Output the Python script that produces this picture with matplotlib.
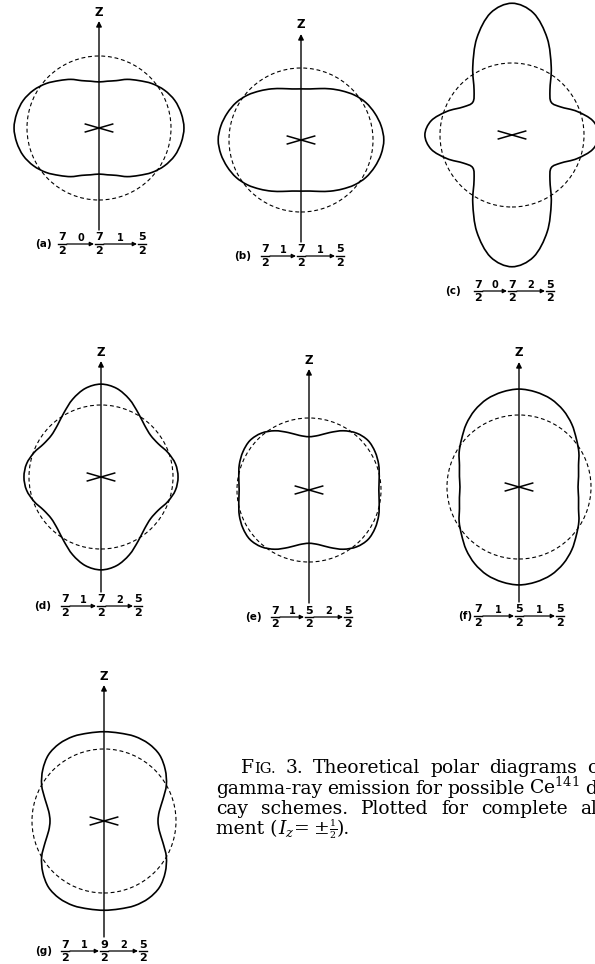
import numpy as np
import matplotlib
matplotlib.use('Agg')
import matplotlib.pyplot as plt
from matplotlib.path import Path
from matplotlib.patches import PathPatch, Circle

plt.rcParams['mathtext.fontset'] = 'dejavuserif'

# relative intensity W(theta), theta measured from the z axis, 0..90 deg
# (diagrams are symmetric about both axes)
angles = np.arange(0, 91, 10)
r_a = [0.64, 0.66, 0.70, 0.78, 0.86, 0.96, 1.05, 1.12, 1.16, 1.18]
r_b = [0.71, 0.72, 0.76, 0.82, 0.89, 0.97, 1.04, 1.09, 1.13, 1.15]
r_c = [1.83, 1.72, 1.43, 1.09, 0.82, 0.71, 0.78, 0.96, 1.14, 1.21]
r_d = [1.29, 1.25, 1.15, 1.03, 0.94, 0.90, 0.92, 0.99, 1.05, 1.07]
r_e = [0.74, 0.77, 0.85, 0.95, 1.03, 1.07, 1.06, 1.03, 0.99, 0.97]
r_f = [1.36, 1.34, 1.30, 1.23, 1.14, 1.04, 0.96, 0.88, 0.84, 0.82]
r_g = [1.24, 1.24, 1.25, 1.24, 1.20, 1.11, 1.00, 0.87, 0.78, 0.75]
iso = 1.0  # isotropic reference (dashed circle)

letters = ['a', 'b', 'c', 'd', 'e', 'f', 'g']
# spins (numerators over 2) and multipolarities of the two steps
spins = [(7, 7, 5), (7, 7, 5), (7, 7, 5), (7, 7, 5), (7, 5, 5), (7, 5, 5), (7, 9, 5)]
mults = [(0, 1), (1, 1), (0, 2), (1, 2), (1, 2), (1, 1), (1, 2)]
curves = [r_a, r_b, r_c, r_d, r_e, r_f, r_g]

cap_words = [
    ['FIG.', '3.', 'Theoretical', 'polar', 'diagrams', 'of'],
    ['gamma-ray', 'emission', 'for', 'possible', 'Ce$^{141}$', 'de-'],
    ['cay', 'schemes.', 'Plotted', 'for', 'complete', 'align-'],
]
cap_last = ['ment (', '$I_z\\!=\\!\\pm$', '$\\frac{1}{2}$', ').']

# layout in pixels
W, H = 595, 964
R = 72
centers = [(99, 128), (301, 140), (512, 135), (101, 477), (309, 490), (519, 487), (104, 821)]
z_y = [12, 25, None, 352, 360, 353, 676]
lab_y = [244, 256, 291, 606, 617, 616, 951]
lab_x = [(43, 62, 142), (243, 265, 340), (453, 478, 550), (43, 65, 138),
         (253, 275, 348), (465, 478, 560), (44, 65, 143)]

fig = plt.figure(figsize=(W / 100, H / 100), dpi=100)
canvas = fig.add_axes([0, 0, 1, 1])
canvas.set_xlim(0, W)
canvas.set_ylim(H, 0)
canvas.axis('off')
renderer = fig.canvas.get_renderer()

sans = dict(family='DejaVu Sans', fontweight='bold', color='k')
serif = dict(family='DejaVu Serif', color='k', va='baseline', ha='left')
CAP = 13.5


def closed_curve(th, r):
    th = np.asarray(th, float)
    r = np.asarray(r, float)
    half_t = np.concatenate([th, 180 - th[-2::-1]])
    half_r = np.concatenate([r, r[-2::-1]])
    t = np.radians(np.concatenate([half_t, 360 - half_t[-2:0:-1]]))
    rr = np.concatenate([half_r, half_r[-2:0:-1]])
    P = np.column_stack([rr * np.sin(t), rr * np.cos(t)])
    n = len(P)
    verts = [P[0]]
    codes = [Path.MOVETO]
    for i in range(n):
        p0, p1, p2, p3 = P[i - 1], P[i], P[(i + 1) % n], P[(i + 2) % n]
        verts += [p1 + (p2 - p0) / 6, p2 - (p3 - p1) / 6, p2]
        codes += [Path.CURVE4] * 3
    return Path(verts, codes)


def fraction(x, y, num):
    canvas.text(x, y - 6.5, str(num), ha='center', va='center', fontsize=8, **sans)
    canvas.plot([x - 4, x + 4], [y, y], color='k', lw=1.0)
    canvas.text(x, y + 7, '2', ha='center', va='center', fontsize=8, **sans)


def word(x, y, s, keep=True):
    # small capitals for "FIG."
    parts = [('F', CAP), ('IG.', CAP * 0.78)] if s == 'FIG.' else [(s, CAP)]
    w = 0
    for p, size in parts:
        t = canvas.text(x + w, y, p, fontsize=size, **serif)
        w += t.get_window_extent(renderer).width
        if not keep:
            t.remove()
    return w


for i, let in enumerate(letters):
    cx, cy = centers[i]
    ax = fig.add_axes([(cx - 2 * R) / W, (H - cy - 2 * R) / H, 4 * R / W, 4 * R / H])
    ax.set_xlim(-2, 2)
    ax.set_ylim(-2, 2)
    ax.axis('off')

    ax.add_patch(Circle((0, 0), iso, fill=False, ec='k', lw=0.8, ls=(0, (3.5, 2.5)),
                        clip_on=False))
    ax.add_patch(PathPatch(closed_curve(angles, curves[i]), fill=False, ec='k', lw=1.2,
                           clip_on=False))
    # nucleus marker
    ax.plot([-0.19, 0.19], [0.055, -0.055], color='k', lw=1.1, clip_on=False)
    ax.plot([-0.19, 0.19], [-0.055, 0.055], color='k', lw=1.1, clip_on=False)

    # z axis
    bottom = lab_y[i] - 14
    if z_y[i] is None:
        top = -20
    else:
        top = z_y[i] + 9
        canvas.text(cx, z_y[i], 'Z', ha='center', va='center', fontsize=8.5, **sans)
    canvas.annotate('', xy=(cx, top), xytext=(cx, bottom),
                    arrowprops=dict(arrowstyle='-|>', lw=1.0, color='k', mutation_scale=8,
                                    shrinkA=0, shrinkB=0))

    # decay scheme label
    y = lab_y[i]
    xl, x1, x3 = lab_x[i]
    canvas.text(xl, y, '(%s)' % let, ha='center', va='center', fontsize=7.5, **sans)
    xs = [x1, cx, x3]
    for j, num in enumerate(spins[i]):
        fraction(xs[j], y, num)
    for j in range(2):
        a0, a1 = xs[j] + 5, xs[j + 1] - 5
        canvas.annotate('', xy=(a1, y), xytext=(a0, y),
                        arrowprops=dict(arrowstyle='-|>', lw=0.9, color='k', mutation_scale=6,
                                        shrinkA=0, shrinkB=0))
        canvas.text((a0 + a1) / 2, y - 6, str(mults[i][j]), ha='center', va='center',
                    fontsize=7, **sans)

# caption, justified lines running off the right edge
cap_x = [241, 216, 216]
cap_end = [587, 585, 580]
cap_y = [773, 794, 814]
for words, x0, x_end, y in zip(cap_words, cap_x, cap_end, cap_y):
    widths = [word(x0, y, w, keep=False) for w in words[:-1]]
    gap = (x_end - x0 - sum(widths)) / (len(words) - 1)
    x = x0
    for w in words:
        x += word(x, y, w) + gap

x = 216
for s in cap_last:
    size = CAP * 0.72 if 'frac' in s else CAP
    t = canvas.text(x, 834, s, fontsize=size, **serif)
    x += t.get_window_extent(renderer).width

fig.savefig('out.png', dpi=100, facecolor='white')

****************

**Work required:** Restate exactly, please, only the lines between the start of the data and the line containing "curves = [r_a, r_b, r_c, r_d, r_e, r_f, r_g]", both ends included, skipping the pictures.

**Task solution:**
Output the Python script that produces this picture with matplotlib.
import numpy as np
import matplotlib
matplotlib.use('Agg')
import matplotlib.pyplot as plt
from matplotlib.path import Path
from matplotlib.patches import PathPatch, Circle

plt.rcParams['mathtext.fontset'] = 'dejavuserif'

# relative intensity W(theta), theta measured from the z axis, 0..90 deg
# (diagrams are symmetric about both axes)
angles = np.arange(0, 91, 10)
r_a = [0.64, 0.66, 0.70, 0.78, 0.86, 0.96, 1.05, 1.12, 1.16, 1.18]
r_b = [0.71, 0.72, 0.76, 0.82, 0.89, 0.97, 1.04, 1.09, 1.13, 1.15]
r_c = [1.83, 1.72, 1.43, 1.09, 0.82, 0.71, 0.78, 0.96, 1.14, 1.21]
r_d = [1.29, 1.25, 1.15, 1.03, 0.94, 0.90, 0.92, 0.99, 1.05, 1.07]
r_e = [0.74, 0.77, 0.85, 0.95, 1.03, 1.07, 1.06, 1.03, 0.99, 0.97]
r_f = [1.36, 1.34, 1.30, 1.23, 1.14, 1.04, 0.96, 0.88, 0.84, 0.82]
r_g = [1.24, 1.24, 1.25, 1.24, 1.20, 1.11, 1.00, 0.87, 0.78, 0.75]
iso = 1.0  # isotropic reference (dashed circle)

letters = ['a', 'b', 'c', 'd', 'e', 'f', 'g']
# spins (numerators over 2) and multipolarities of the two steps
spins = [(7, 7, 5), (7, 7, 5), (7, 7, 5), (7, 7, 5), (7, 5, 5), (7, 5, 5), (7, 9, 5)]
mults = [(0, 1), (1, 1), (0, 2), (1, 2), (1, 2), (1, 1), (1, 2)]
curves = [r_a, r_b, r_c, r_d, r_e, r_f, r_g]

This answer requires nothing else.